* [Written task] Omit all images. Transcribe the rest of the material below exactly.

* [Collected data]
— start —
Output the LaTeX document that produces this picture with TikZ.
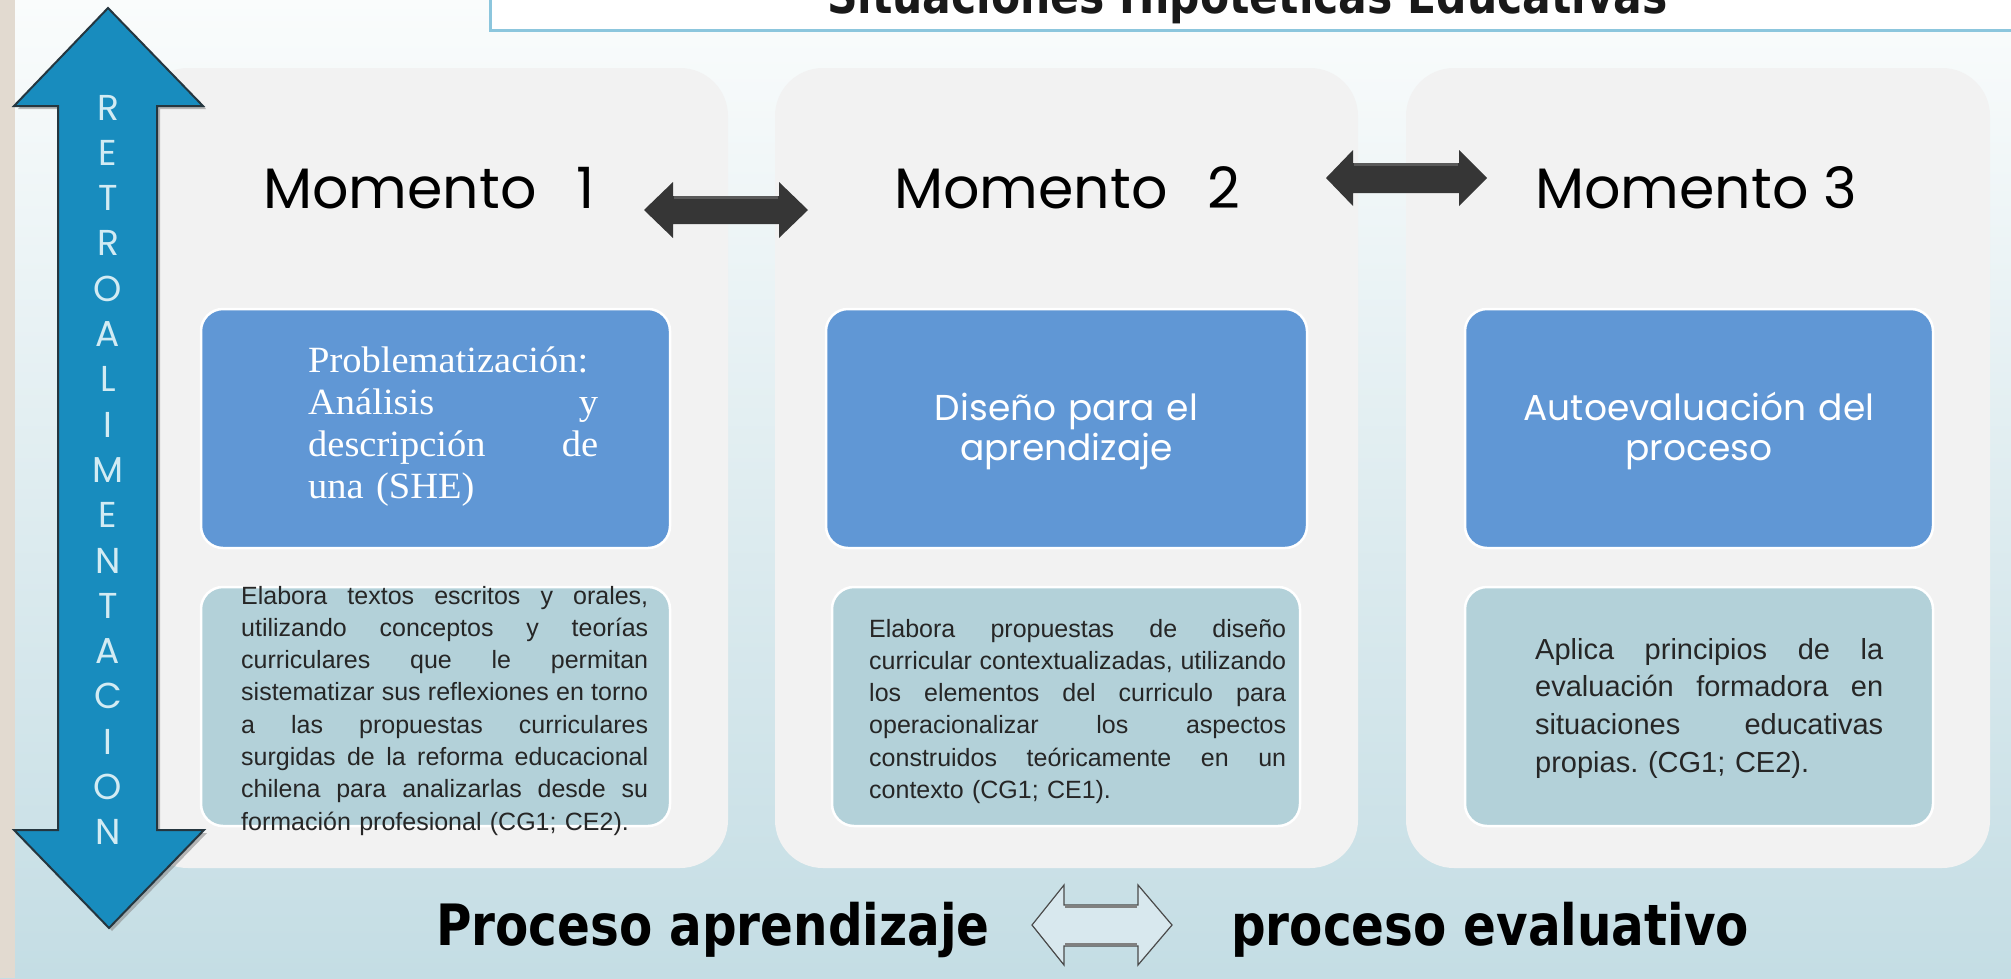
\documentclass[tikz,border=0pt]{standalone}
\usepackage{fontspec}
\setmainfont{Liberation Sans}
\newfontfamily\gothic{Poppins}
\newfontfamily\serifcam[FakeStretch=1.04]{Liberation Serif}
\newfontfamily\boldcond[FakeStretch=0.85]{DejaVu Sans}
\definecolor{bgtop}{HTML}{FAFCFC}
\definecolor{bgbot}{HTML}{C4DDE4}
\definecolor{beige}{HTML}{E2DAD0}
\definecolor{panelgray}{HTML}{F2F2F2}
\definecolor{boxblue}{HTML}{6097D5}
\definecolor{boxlight}{HTML}{B3D1D9}
\definecolor{arrowblue}{HTML}{188CBE}
\definecolor{arrowedge}{HTML}{25363F}
\definecolor{lettercol}{HTML}{D2EBF3}
\definecolor{titleline}{HTML}{8CC6DD}
\definecolor{darkarrow}{HTML}{363636}
\definecolor{darkarrowtop}{HTML}{5A5A5A}
\definecolor{bodytext}{HTML}{262626}
\definecolor{outarrowfill}{HTML}{D8E8EE}
\definecolor{outarrowline}{HTML}{4A4A4A}
\frenchspacing
\newcommand\jline[1]{\hbox to\hsize{\spaceskip=\fontdimen2\font plus 1fil\relax #1}\par}
\tikzset{
  panelbox/.style={fill=panelgray, rounded corners=48pt, inner sep=0pt},
  bluebox/.style={fill=boxblue, draw=white, line width=2.5pt, rounded corners=22pt, inner sep=0pt},
  lightbox/.style={fill=boxlight, draw=white, line width=2.5pt, rounded corners=22pt, inner sep=0pt},
  momento/.style={anchor=base west, inner sep=0pt, font=\gothic\fontsize{57}{60}\selectfont, text=black},
  bluetext/.style={anchor=base, inner sep=0pt, text width=440pt, align=center, font=\gothic\fontsize{36}{40}\selectfont, text=white},
  bodypar/.style={anchor=base west, inner sep=0pt, font=\fontsize{25}{32.3}\selectfont, text=bodytext},
  letter/.style={anchor=base, inner sep=0pt, font=\gothic\fontsize{36}{40}\selectfont, text=lettercol},
  bigbold/.style={anchor=base west, inner sep=0pt, font=\boldcond\bfseries\fontsize{57}{60}\selectfont, text=black},
  darkarr/.style={fill=darkarrow},
  darkarrtop/.style={draw=darkarrowtop, line width=3pt},
}
\begin{document}
\begin{tikzpicture}[x=1pt,y=-1pt]
\useasboundingbox (0,0) rectangle (2011,978);
\clip (0,0) rectangle (2011,978);
% background
\shade[top color=bgtop, bottom color=bgbot] (0,0) rectangle (2011,978);
\fill[beige] (0,0) rectangle (15,978);
% title box
\draw[titleline, line width=3pt, fill=white] (490,-20) rectangle (2040,30);
\node[anchor=base west, inner sep=0pt, font=\boldcond\bfseries\fontsize{50}{55}\selectfont, text=black!90] (title) at (827,13) {Situaciones Hipotéticas Educativas};
% panels
\node[panelbox, minimum width=588pt, minimum height=800pt] (p1) at (434,468) {};
\node[panelbox, minimum width=583pt, minimum height=800pt] (p2) at (1066.5,468) {};
\node[panelbox, minimum width=584pt, minimum height=800pt] (p3) at (1698,468) {};
% blue boxes
\node[bluebox, minimum width=469pt, minimum height=239pt] (b1) at (435.5,428.5) {};
\node[bluebox, minimum width=481pt, minimum height=239pt] (b2) at (1066.5,428.5) {};
\node[bluebox, minimum width=468pt, minimum height=239pt] (b3) at (1699,428.5) {};
% light boxes
\node[lightbox, minimum width=469pt, minimum height=239pt] (l1) at (435.5,706.5) {};
\node[lightbox, minimum width=468pt, minimum height=239pt] (l2) at (1066,706.5) {};
\node[lightbox, minimum width=468pt, minimum height=239pt] (l3) at (1699,706.5) {};
% momento titles
\node[momento] (m1) at (263,208) {Momento\hspace{40pt}1};
\node[momento] (m2) at (894,208) {Momento\hspace{40pt}2};
\node[momento] (m3) at (1535,208) {Momento 3};
% blue box texts
\node[anchor=base west, inner sep=0pt, text width=290pt, font=\serifcam\fontsize{37}{42.1}\selectfont, text=white] (bt1) at (308,372.5) {%
Problematización:\par
\jline{Análisis y}
\jline{descripción de}
una (SHE)};
\node[bluetext] (bt2) at (1066.5,420) {Diseño para el\\aprendizaje};
\node[bluetext] (bt3) at (1699,420) {Autoevaluación del\\proceso};
% light box texts
\node[bodypar, text width=407pt] (lt1) at (241,604) {%
\jline{Elabora textos escritos y orales,}
\jline{utilizando conceptos y teorías}
\jline{curriculares que le permitan}
\jline{sistematizar sus reflexiones en torno}
\jline{a las propuestas curriculares}
\jline{surgidas de la reforma educacional}
\jline{chilena para analizarlas desde su}
formación profesional (CG1; CE2).};
\node[bodypar, text width=417pt] (lt2) at (869,637) {%
\jline{Elabora propuestas de diseño}
\jline{curricular contextualizadas, utilizando}
\jline{los elementos del curriculo para}
\jline{operacionalizar los aspectos}
\jline{construidos teóricamente en un}
contexto (CG1; CE1).};
\node[bodypar, text width=348pt, font=\fontsize{29}{37.7}\selectfont] (lt3) at (1535,659) {%
\jline{Aplica principios de la}
\jline{evaluación formadora en}
\jline{situaciones educativas}
propias. (CG1; CE2).};
% dark double arrows
\fill[darkarr] (644,210) -- (673,182) -- (673,196) -- (779,196) -- (779,182) -- (808,210) -- (779,238) -- (779,224) -- (673,224) -- (673,238) -- cycle;
\draw[darkarrtop] (674,197.5) -- (778,197.5);
\fill[darkarr] (1326,178) -- (1353,150) -- (1353,163) -- (1459,163) -- (1459,150) -- (1487,178) -- (1459,206) -- (1459,193) -- (1353,193) -- (1353,206) -- cycle;
\draw[darkarrtop] (1354,164.5) -- (1458,164.5);
% retroalimentacion arrow
\fill[black!45, opacity=0.6] (111,11) -- (206,109) -- (160,109) -- (160,833) -- (207,833) -- (112,931) -- (17,833) -- (61,833) -- (61,109) -- (18,109) -- cycle;
\filldraw[fill=arrowblue, draw=arrowedge, line width=2pt, line join=miter] (108,8) -- (203,106) -- (157,106) -- (157,830) -- (204,830) -- (109,928) -- (14,830) -- (58,830) -- (58,106) -- (14,106) -- cycle;
\foreach \ch [count=\i from 0] in {R,E,T,R,O,A,L,I,M,E,N,T,A,C,I,O,N}
  \node[letter] (r\i) at (108,{120+45.3*\i}) {\ch};
% bottom line
\node[bigbold] (pa) at (436,945) {Proceso aprendizaje};
\node[bigbold] (pe) at (1231,945) {proceso evaluativo};
\filldraw[fill=outarrowfill, draw=outarrowline, line width=1.2pt] (1032,925) -- (1064,885) -- (1064,905) -- (1138,905) -- (1138,885) -- (1172,925) -- (1138,965) -- (1138,946) -- (1064,946) -- (1064,965) -- cycle;
\draw[black!50, line width=3.5pt] (1065,906.5) -- (1137,906.5);
\draw[black!50, line width=3.5pt] (1065,944.5) -- (1137,944.5);
\end{tikzpicture}
\end{document}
— end —
* [Result of the task]
Output the LaTeX document that produces this picture with TikZ.
\documentclass[tikz,border=0pt]{standalone}
\usepackage{fontspec}
\setmainfont{Liberation Sans}
\newfontfamily\gothic{Poppins}
\newfontfamily\serifcam[FakeStretch=1.04]{Liberation Serif}
\newfontfamily\boldcond[FakeStretch=0.85]{DejaVu Sans}
\definecolor{bgtop}{HTML}{FAFCFC}
\definecolor{bgbot}{HTML}{C4DDE4}
\definecolor{beige}{HTML}{E2DAD0}
\definecolor{panelgray}{HTML}{F2F2F2}
\definecolor{boxblue}{HTML}{6097D5}
\definecolor{boxlight}{HTML}{B3D1D9}
\definecolor{arrowblue}{HTML}{188CBE}
\definecolor{arrowedge}{HTML}{25363F}
\definecolor{lettercol}{HTML}{D2EBF3}
\definecolor{titleline}{HTML}{8CC6DD}
\definecolor{darkarrow}{HTML}{363636}
\definecolor{darkarrowtop}{HTML}{5A5A5A}
\definecolor{bodytext}{HTML}{262626}
\definecolor{outarrowfill}{HTML}{D8E8EE}
\definecolor{outarrowline}{HTML}{4A4A4A}
\frenchspacing
\newcommand\jline[1]{\hbox to\hsize{\spaceskip=\fontdimen2\font plus 1fil\relax #1}\par}
\tikzset{
  panelbox/.style={fill=panelgray, rounded corners=48pt, inner sep=0pt},
  bluebox/.style={fill=boxblue, draw=white, line width=2.5pt, rounded corners=22pt, inner sep=0pt},
  lightbox/.style={fill=boxlight, draw=white, line width=2.5pt, rounded corners=22pt, inner sep=0pt},
  momento/.style={anchor=base west, inner sep=0pt, font=\gothic\fontsize{57}{60}\selectfont, text=black},
  bluetext/.style={anchor=base, inner sep=0pt, text width=440pt, align=center, font=\gothic\fontsize{36}{40}\selectfont, text=white},
  bodypar/.style={anchor=base west, inner sep=0pt, font=\fontsize{25}{32.3}\selectfont, text=bodytext},
  letter/.style={anchor=base, inner sep=0pt, font=\gothic\fontsize{36}{40}\selectfont, text=lettercol},
  bigbold/.style={anchor=base west, inner sep=0pt, font=\boldcond\bfseries\fontsize{57}{60}\selectfont, text=black},
  darkarr/.style={fill=darkarrow},
  darkarrtop/.style={draw=darkarrowtop, line width=3pt},
}
\begin{document}
\begin{tikzpicture}[x=1pt,y=-1pt]
\useasboundingbox (0,0) rectangle (2011,978);
\clip (0,0) rectangle (2011,978);
% background
\shade[top color=bgtop, bottom color=bgbot] (0,0) rectangle (2011,978);
\fill[beige] (0,0) rectangle (15,978);
% title box
\draw[titleline, line width=3pt, fill=white] (490,-20) rectangle (2040,30);
\node[anchor=base west, inner sep=0pt, font=\boldcond\bfseries\fontsize{50}{55}\selectfont, text=black!90] (title) at (827,13) {Situaciones Hipotéticas Educativas};
% panels
\node[panelbox, minimum width=588pt, minimum height=800pt] (p1) at (434,468) {};
\node[panelbox, minimum width=583pt, minimum height=800pt] (p2) at (1066.5,468) {};
\node[panelbox, minimum width=584pt, minimum height=800pt] (p3) at (1698,468) {};
% blue boxes
\node[bluebox, minimum width=469pt, minimum height=239pt] (b1) at (435.5,428.5) {};
\node[bluebox, minimum width=481pt, minimum height=239pt] (b2) at (1066.5,428.5) {};
\node[bluebox, minimum width=468pt, minimum height=239pt] (b3) at (1699,428.5) {};
% light boxes
\node[lightbox, minimum width=469pt, minimum height=239pt] (l1) at (435.5,706.5) {};
\node[lightbox, minimum width=468pt, minimum height=239pt] (l2) at (1066,706.5) {};
\node[lightbox, minimum width=468pt, minimum height=239pt] (l3) at (1699,706.5) {};
% momento titles
\node[momento] (m1) at (263,208) {Momento\hspace{40pt}1};
\node[momento] (m2) at (894,208) {Momento\hspace{40pt}2};
\node[momento] (m3) at (1535,208) {Momento 3};
% blue box texts
\node[anchor=base west, inner sep=0pt, text width=290pt, font=\serifcam\fontsize{37}{42.1}\selectfont, text=white] (bt1) at (308,372.5) {%
Problematización:\par
\jline{Análisis y}
\jline{descripción de}
una (SHE)};
\node[bluetext] (bt2) at (1066.5,420) {Diseño para el\\aprendizaje};
\node[bluetext] (bt3) at (1699,420) {Autoevaluación del\\proceso};
% light box texts
\node[bodypar, text width=407pt] (lt1) at (241,604) {%
\jline{Elabora textos escritos y orales,}
\jline{utilizando conceptos y teorías}
\jline{curriculares que le permitan}
\jline{sistematizar sus reflexiones en torno}
\jline{a las propuestas curriculares}
\jline{surgidas de la reforma educacional}
\jline{chilena para analizarlas desde su}
formación profesional (CG1; CE2).};
\node[bodypar, text width=417pt] (lt2) at (869,637) {%
\jline{Elabora propuestas de diseño}
\jline{curricular contextualizadas, utilizando}
\jline{los elementos del curriculo para}
\jline{operacionalizar los aspectos}
\jline{construidos teóricamente en un}
contexto (CG1; CE1).};
\node[bodypar, text width=348pt, font=\fontsize{29}{37.7}\selectfont] (lt3) at (1535,659) {%
\jline{Aplica principios de la}
\jline{evaluación formadora en}
\jline{situaciones educativas}
propias. (CG1; CE2).};
% dark double arrows
\fill[darkarr] (644,210) -- (673,182) -- (673,196) -- (779,196) -- (779,182) -- (808,210) -- (779,238) -- (779,224) -- (673,224) -- (673,238) -- cycle;
\draw[darkarrtop] (674,197.5) -- (778,197.5);
\fill[darkarr] (1326,178) -- (1353,150) -- (1353,163) -- (1459,163) -- (1459,150) -- (1487,178) -- (1459,206) -- (1459,193) -- (1353,193) -- (1353,206) -- cycle;
\draw[darkarrtop] (1354,164.5) -- (1458,164.5);
% retroalimentacion arrow
\fill[black!45, opacity=0.6] (111,11) -- (206,109) -- (160,109) -- (160,833) -- (207,833) -- (112,931) -- (17,833) -- (61,833) -- (61,109) -- (18,109) -- cycle;
\filldraw[fill=arrowblue, draw=arrowedge, line width=2pt, line join=miter] (108,8) -- (203,106) -- (157,106) -- (157,830) -- (204,830) -- (109,928) -- (14,830) -- (58,830) -- (58,106) -- (14,106) -- cycle;
\foreach \ch [count=\i from 0] in {R,E,T,R,O,A,L,I,M,E,N,T,A,C,I,O,N}
  \node[letter] (r\i) at (108,{120+45.3*\i}) {\ch};
% bottom line
\node[bigbold] (pa) at (436,945) {Proceso aprendizaje};
\node[bigbold] (pe) at (1231,945) {proceso evaluativo};
\filldraw[fill=outarrowfill, draw=outarrowline, line width=1.2pt] (1032,925) -- (1064,885) -- (1064,905) -- (1138,905) -- (1138,885) -- (1172,925) -- (1138,965) -- (1138,946) -- (1064,946) -- (1064,965) -- cycle;
\draw[black!50, line width=3.5pt] (1065,906.5) -- (1137,906.5);
\draw[black!50, line width=3.5pt] (1065,944.5) -- (1137,944.5);
\end{tikzpicture}
\end{document}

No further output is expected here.